One of the reasons
Mim can be successfully used for gears is this: There are a lot of ways to skin a cat.
Let’s take two gears- one has a 12″ diameter, the other 1″. The 1″ gear has 12 teeth, the 12″ gear has 120 teeth. So the drive ratio is 10: 1.
Those teeth are going to be BIG. So they won’t withstand a lot of shock. Believe it or not, big teeth break more easily, especially under load, because at any given moment only one part of one tooth is making contact, causing all that stress to be focused on that point.
Making a gear helical used to be the solution, because in a helical gear, at least three teeth are in mesh at any given time, and because this is so, there is less clatter/whine as the gears turn.
Another solution is to use more teeth. You can have that same gear “pair” only the small gear can have 120 teeth and the large gear 1200 teeth. Same gear ratio, same drive, but now the gear is quieter and there are also more teeth generally in contact, and make that a helical gear and it triples the surface area.
It takes a fixed amount of time, and it’s a long time, to machine and turn and hob and grind a helical gear. It takes a somewhat longer amount of time to make the mold for a sintered metal gear, but once it is made, you can pound them out crazy.
The sea change in gear manufacture was a huge motivator in other industries beginning to use MIM/ Sintered metals.
Things most often begin by looking like the things they replace. Cars looked like carriages. Rubber products were made to look like leather. Plastic products were made to look like wood. Snowmobiles looked like toboggans
( A notable exception to this, tractors did not start out by looking like horses- but they did retain the ground clearance.)
So people thought, hey, why not use sintered metal to make the parts that are such a damned problem to machine. That will make the part easier to manufacture. When you were talking about the switch lever on your stand mixer, that was fine, but the ratchet pawl on a revolver cylinder, not so much. It was a lesson that took a little time to learn.
The process lends itself handily to some things and not to others; the issue becomes one of finding the correct application. And often the correct application is surprising.
One of my Lions Club friends made a name for himself at John Deere doing the match on the force in place as gear teeth mesh and transfer force from one direction to another.
Thinking about where we are compared to where we started is truly inspiring.
The most fascinating look into a top-of-the-line gearcase, was a look two weeks ago, into the U.S.S. Alabama’s reduction gear.
Swiss watch, with some gears better than four feet in diameter. Helical, of course. Very fine teeth, not more than 1/2 inch deep, more like 1/4 inch, and spaced accordingly. Oh, and tapered on the sides, too.

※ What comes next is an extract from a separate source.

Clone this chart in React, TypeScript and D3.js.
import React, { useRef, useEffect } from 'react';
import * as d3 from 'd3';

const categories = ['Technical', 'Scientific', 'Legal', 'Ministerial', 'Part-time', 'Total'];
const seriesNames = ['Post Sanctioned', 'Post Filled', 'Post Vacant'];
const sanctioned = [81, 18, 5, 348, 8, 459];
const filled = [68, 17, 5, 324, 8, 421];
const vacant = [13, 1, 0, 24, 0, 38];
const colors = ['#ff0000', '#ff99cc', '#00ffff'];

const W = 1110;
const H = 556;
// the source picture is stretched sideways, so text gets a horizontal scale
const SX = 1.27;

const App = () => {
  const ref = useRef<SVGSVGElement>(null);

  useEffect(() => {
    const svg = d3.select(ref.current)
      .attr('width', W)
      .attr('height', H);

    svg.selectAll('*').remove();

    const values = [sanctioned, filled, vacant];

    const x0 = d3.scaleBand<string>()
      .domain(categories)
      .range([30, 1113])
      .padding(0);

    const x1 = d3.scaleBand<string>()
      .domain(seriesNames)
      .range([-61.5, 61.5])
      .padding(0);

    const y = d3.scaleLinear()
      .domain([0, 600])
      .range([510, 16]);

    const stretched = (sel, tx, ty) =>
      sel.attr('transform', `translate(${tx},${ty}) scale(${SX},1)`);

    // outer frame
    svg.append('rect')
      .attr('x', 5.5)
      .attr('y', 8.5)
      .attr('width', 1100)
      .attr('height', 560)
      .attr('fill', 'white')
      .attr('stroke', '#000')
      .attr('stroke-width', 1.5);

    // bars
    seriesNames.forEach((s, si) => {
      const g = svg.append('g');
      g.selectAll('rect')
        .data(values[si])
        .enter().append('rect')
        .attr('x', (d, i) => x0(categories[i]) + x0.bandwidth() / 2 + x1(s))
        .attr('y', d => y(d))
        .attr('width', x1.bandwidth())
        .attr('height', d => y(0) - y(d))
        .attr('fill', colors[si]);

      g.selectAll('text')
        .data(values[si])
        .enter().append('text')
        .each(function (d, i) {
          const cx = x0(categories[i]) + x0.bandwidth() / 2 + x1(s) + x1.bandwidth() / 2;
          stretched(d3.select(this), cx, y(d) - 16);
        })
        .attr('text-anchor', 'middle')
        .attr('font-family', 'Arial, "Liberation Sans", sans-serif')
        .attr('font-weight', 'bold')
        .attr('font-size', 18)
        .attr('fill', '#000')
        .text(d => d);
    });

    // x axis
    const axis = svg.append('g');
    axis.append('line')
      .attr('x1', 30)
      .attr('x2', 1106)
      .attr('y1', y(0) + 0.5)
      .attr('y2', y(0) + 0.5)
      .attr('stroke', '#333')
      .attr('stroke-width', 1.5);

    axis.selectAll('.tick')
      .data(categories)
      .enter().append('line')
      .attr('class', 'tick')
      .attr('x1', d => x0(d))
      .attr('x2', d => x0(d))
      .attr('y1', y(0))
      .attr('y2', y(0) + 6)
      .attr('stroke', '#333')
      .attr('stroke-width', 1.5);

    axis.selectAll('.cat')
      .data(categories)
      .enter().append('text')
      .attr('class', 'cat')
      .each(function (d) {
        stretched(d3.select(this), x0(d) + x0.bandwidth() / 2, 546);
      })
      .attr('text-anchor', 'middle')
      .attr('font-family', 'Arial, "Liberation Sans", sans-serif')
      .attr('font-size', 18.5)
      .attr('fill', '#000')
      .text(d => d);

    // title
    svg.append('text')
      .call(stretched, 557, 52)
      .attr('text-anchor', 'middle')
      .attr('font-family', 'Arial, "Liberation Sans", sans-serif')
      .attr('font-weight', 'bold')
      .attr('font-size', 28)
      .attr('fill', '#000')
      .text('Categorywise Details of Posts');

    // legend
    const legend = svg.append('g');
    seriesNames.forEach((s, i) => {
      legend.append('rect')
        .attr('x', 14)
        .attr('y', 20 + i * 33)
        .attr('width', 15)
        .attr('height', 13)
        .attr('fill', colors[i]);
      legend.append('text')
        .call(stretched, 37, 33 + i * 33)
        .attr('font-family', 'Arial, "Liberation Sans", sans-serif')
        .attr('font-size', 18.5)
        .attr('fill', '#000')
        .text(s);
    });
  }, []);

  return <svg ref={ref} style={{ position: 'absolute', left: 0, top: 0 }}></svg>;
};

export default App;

I’d love to talk with one of the Chief Engineer Mates who’d served aboard, just to get a first-person, detailed tour of that engine room.
The boiler-faces and light-off area look to have been the Pit of Hell to work in while underway. Days of wood and sail weren’t the only Iron Men at sea…. we sailed under boilers and steam for the better part of a century. I don’t imagine that very many wimps held up well in those engine rooms.
Jim
Sunk New Dawn
Galveston, TX
Thanks for the info, VERY interesting… And some gear sets get VERY interesting…
Into gears? Check out Gearotic:
http://www.gearotic.com/
Some amazing stuff – here is Art’s YouTube Channel:
https://www.youtube.com/channel/UCzuCa2eJKWliRthn908bHaA
Found a Fellows info movie on youtube. Excellent explanation of the important parts of a gear, pressure angle, etc. And how the gear tooth shape is designed. It was amazing to see.
Part 1 is the facility from the air, part 2 is where it gets good: https://www.youtube.com/watch?v=A3X8cuJKyns
If you ever get a chance ask a USN Engineering Officer the procedure for opening a main reduction gear.